Customization of Relax NG Schema and Schematron

 * Reduce the possible Elements (e. g. only CALS Tables, HTML Tables
   are not allowed). No  Synopsis elements and so on. Reduce to a small
   subset, it will help in later steps (see "negotiation").
 * Add additional Elements, like contract number, contract status. Some
   of them are mandatory, some optional.
 * Use Relax NG for Datatyping of these new Elements (all contract
   numbers must follow some pattern)
 * Use the @role Attribute to qualify sections, e. g. "overall-goal".
 * Use schematron for business rules, e. g. "If status is proposal or
   final, there must be exactly one section qualified as overall-goal"

Optional: Use Oxygen CSS extensions for Forms

Optional: Use advanced mechanism to access external ressources

 *      e. g. an XML "Database" of budget for departments in our company.

Write some stylesheets for a transformation in DocBook 5.1 (original)

 * Additional elements will be transformed into appropriate DocBook
   constructs
 * A informaltable with contract Metadata will be generated at the
   start of the Document
 * Result is a Document, which is valid with respect to DocBook 5.1
   schema (Relax and Schematron)

Optional: customization of DocBook HTML or XSL-FO Stylesheets for publishing.

 * A special layout for contracts

We use this solution with success since some years.
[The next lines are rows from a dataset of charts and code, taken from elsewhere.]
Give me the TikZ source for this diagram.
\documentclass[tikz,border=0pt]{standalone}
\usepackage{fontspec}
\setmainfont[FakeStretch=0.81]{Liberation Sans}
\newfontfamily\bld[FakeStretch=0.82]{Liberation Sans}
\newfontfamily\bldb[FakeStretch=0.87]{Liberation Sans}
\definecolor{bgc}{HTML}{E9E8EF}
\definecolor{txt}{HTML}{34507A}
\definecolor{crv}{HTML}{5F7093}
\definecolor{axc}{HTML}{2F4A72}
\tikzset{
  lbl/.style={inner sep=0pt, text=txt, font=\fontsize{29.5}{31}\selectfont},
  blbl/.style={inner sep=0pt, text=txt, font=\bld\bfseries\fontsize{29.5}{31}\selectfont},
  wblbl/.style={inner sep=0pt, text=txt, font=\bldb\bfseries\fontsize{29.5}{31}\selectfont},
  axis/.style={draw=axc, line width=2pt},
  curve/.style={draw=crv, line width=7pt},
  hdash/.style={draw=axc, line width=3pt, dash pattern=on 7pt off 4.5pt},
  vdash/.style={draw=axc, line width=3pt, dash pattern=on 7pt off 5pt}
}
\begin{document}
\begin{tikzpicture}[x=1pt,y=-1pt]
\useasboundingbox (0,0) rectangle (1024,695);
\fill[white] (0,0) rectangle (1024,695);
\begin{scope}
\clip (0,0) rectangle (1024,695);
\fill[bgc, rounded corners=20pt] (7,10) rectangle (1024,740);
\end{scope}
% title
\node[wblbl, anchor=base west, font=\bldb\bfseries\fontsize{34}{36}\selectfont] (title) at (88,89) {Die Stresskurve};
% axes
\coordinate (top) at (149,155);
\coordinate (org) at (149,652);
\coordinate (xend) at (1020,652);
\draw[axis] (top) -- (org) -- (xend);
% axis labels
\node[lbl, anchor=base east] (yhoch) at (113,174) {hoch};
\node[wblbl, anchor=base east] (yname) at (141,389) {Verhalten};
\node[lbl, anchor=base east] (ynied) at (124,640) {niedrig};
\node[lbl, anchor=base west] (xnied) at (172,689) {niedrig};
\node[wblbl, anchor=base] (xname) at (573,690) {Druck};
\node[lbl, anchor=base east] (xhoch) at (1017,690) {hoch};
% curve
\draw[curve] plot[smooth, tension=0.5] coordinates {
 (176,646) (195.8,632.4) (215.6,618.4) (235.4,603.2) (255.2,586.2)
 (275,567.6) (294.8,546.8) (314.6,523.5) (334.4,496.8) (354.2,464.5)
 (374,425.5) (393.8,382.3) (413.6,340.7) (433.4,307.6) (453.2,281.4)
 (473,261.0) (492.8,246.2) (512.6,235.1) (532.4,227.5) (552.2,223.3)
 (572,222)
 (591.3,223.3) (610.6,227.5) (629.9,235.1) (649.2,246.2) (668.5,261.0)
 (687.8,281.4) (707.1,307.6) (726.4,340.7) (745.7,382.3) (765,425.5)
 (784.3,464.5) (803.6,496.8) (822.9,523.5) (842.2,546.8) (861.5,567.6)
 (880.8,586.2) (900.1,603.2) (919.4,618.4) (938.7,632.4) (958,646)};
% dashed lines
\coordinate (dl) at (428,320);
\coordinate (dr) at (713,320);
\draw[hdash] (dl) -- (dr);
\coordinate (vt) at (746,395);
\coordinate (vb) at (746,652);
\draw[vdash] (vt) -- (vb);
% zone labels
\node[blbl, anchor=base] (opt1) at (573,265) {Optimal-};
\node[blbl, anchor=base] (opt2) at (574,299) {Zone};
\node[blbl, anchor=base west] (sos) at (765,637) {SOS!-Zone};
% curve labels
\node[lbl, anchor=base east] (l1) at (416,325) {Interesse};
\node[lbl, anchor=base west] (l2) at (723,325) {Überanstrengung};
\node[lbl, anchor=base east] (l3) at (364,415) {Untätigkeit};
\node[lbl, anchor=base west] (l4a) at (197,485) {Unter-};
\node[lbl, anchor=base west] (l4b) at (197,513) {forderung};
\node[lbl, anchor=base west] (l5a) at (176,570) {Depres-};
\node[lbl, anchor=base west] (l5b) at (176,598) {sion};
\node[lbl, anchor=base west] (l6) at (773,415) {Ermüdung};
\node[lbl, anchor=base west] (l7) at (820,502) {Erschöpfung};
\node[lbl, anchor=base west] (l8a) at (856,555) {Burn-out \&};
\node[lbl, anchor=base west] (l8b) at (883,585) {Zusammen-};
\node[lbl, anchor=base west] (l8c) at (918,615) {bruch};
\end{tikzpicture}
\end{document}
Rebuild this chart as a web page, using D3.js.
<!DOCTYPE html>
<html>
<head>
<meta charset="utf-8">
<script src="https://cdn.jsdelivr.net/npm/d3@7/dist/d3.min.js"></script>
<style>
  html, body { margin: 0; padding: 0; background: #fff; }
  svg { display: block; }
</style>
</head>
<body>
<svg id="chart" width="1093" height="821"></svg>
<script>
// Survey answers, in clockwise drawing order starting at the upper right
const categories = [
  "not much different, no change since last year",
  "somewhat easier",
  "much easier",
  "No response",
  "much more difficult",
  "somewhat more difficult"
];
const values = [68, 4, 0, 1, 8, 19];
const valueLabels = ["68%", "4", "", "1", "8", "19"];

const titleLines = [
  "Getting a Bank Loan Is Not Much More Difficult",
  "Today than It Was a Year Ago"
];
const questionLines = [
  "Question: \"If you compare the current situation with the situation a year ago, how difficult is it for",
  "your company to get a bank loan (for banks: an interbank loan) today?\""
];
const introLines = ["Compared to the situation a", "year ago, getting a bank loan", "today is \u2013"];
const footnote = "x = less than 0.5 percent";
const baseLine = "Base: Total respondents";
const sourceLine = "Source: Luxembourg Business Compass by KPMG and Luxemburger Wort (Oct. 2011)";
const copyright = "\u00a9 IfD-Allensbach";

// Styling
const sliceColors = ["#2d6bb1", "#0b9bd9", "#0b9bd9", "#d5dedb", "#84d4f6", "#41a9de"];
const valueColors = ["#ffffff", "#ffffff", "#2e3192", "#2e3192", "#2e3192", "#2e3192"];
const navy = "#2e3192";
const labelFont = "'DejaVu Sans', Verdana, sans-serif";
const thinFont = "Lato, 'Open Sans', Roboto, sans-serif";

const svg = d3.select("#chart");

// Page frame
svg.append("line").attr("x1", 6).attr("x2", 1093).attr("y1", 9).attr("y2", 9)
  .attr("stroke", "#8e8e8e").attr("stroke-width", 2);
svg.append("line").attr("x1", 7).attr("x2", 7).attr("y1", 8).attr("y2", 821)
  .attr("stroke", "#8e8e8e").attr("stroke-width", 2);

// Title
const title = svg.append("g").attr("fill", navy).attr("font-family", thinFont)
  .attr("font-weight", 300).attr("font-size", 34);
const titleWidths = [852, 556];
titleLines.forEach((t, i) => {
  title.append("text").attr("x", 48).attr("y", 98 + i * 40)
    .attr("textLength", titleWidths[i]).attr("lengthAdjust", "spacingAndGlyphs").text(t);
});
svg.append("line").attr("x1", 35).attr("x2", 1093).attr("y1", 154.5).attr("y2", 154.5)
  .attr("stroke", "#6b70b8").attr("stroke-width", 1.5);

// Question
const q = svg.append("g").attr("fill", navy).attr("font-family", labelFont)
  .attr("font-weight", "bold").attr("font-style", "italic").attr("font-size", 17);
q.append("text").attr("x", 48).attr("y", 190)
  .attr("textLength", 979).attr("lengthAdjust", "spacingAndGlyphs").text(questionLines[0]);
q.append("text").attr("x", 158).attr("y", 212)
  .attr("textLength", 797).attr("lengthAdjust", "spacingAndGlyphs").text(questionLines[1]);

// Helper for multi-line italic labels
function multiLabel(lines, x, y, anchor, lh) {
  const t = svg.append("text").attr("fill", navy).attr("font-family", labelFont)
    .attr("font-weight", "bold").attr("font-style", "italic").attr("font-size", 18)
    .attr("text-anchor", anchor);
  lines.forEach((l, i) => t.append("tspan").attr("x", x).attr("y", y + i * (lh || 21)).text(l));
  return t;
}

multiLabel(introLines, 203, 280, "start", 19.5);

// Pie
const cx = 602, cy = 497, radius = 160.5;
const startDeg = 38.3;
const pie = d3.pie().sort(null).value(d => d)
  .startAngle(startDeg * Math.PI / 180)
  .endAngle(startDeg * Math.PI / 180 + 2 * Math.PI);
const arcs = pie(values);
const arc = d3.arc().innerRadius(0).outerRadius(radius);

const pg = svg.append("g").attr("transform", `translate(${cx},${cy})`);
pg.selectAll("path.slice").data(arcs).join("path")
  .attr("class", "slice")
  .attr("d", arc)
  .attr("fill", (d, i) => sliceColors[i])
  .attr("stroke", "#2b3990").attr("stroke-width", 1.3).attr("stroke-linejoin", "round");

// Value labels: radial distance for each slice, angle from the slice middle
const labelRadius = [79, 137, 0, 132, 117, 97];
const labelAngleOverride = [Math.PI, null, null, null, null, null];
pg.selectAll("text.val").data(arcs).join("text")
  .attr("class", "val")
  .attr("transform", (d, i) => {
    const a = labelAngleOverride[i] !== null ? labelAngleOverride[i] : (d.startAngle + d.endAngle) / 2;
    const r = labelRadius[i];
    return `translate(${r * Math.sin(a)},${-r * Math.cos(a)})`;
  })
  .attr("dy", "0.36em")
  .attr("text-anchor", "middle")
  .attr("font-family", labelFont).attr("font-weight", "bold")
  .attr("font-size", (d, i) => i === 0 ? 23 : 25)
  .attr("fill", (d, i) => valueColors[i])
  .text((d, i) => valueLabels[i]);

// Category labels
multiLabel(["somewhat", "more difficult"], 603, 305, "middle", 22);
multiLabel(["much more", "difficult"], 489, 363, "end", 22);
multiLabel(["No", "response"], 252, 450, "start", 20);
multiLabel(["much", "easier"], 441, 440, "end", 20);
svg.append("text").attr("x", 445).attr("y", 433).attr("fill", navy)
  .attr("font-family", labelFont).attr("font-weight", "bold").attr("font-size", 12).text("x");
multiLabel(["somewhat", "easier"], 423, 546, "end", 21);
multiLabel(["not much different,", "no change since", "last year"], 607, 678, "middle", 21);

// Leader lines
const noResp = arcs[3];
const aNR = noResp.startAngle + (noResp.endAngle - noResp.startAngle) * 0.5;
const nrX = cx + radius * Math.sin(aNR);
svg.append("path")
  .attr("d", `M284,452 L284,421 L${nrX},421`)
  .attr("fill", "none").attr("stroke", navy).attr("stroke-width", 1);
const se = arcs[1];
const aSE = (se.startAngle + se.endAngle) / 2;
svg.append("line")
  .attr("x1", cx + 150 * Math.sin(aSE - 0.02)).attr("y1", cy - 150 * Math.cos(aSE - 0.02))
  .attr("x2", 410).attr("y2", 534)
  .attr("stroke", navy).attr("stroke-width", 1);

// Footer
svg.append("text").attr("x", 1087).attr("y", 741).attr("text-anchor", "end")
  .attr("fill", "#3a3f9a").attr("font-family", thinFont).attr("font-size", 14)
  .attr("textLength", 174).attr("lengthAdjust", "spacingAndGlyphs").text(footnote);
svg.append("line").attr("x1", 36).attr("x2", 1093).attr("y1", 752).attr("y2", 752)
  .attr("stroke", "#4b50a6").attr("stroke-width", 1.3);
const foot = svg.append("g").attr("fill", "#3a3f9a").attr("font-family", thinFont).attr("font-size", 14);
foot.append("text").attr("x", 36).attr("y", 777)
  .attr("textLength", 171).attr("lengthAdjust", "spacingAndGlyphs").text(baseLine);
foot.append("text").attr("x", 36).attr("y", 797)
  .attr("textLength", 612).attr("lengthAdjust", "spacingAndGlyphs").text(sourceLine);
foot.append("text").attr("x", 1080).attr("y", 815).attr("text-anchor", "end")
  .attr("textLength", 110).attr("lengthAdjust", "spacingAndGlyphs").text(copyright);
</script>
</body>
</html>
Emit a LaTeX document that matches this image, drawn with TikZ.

We have a simple "Template for contracts". Authors are free to use many of the regular DocBook mechanism in contracts, but are forced to follow a general structure for this type of document, and to add contract metadata. A contract without a section for the overall goal is invalid. Schematron allows different rules for different document status (e. g. a missing contract number is a warning for draft documents, but an error for proposal or final). We are able to query a collection of contract documents (e. g. "total sum of contract value in a defined period of time") with simple XSLT mechanism.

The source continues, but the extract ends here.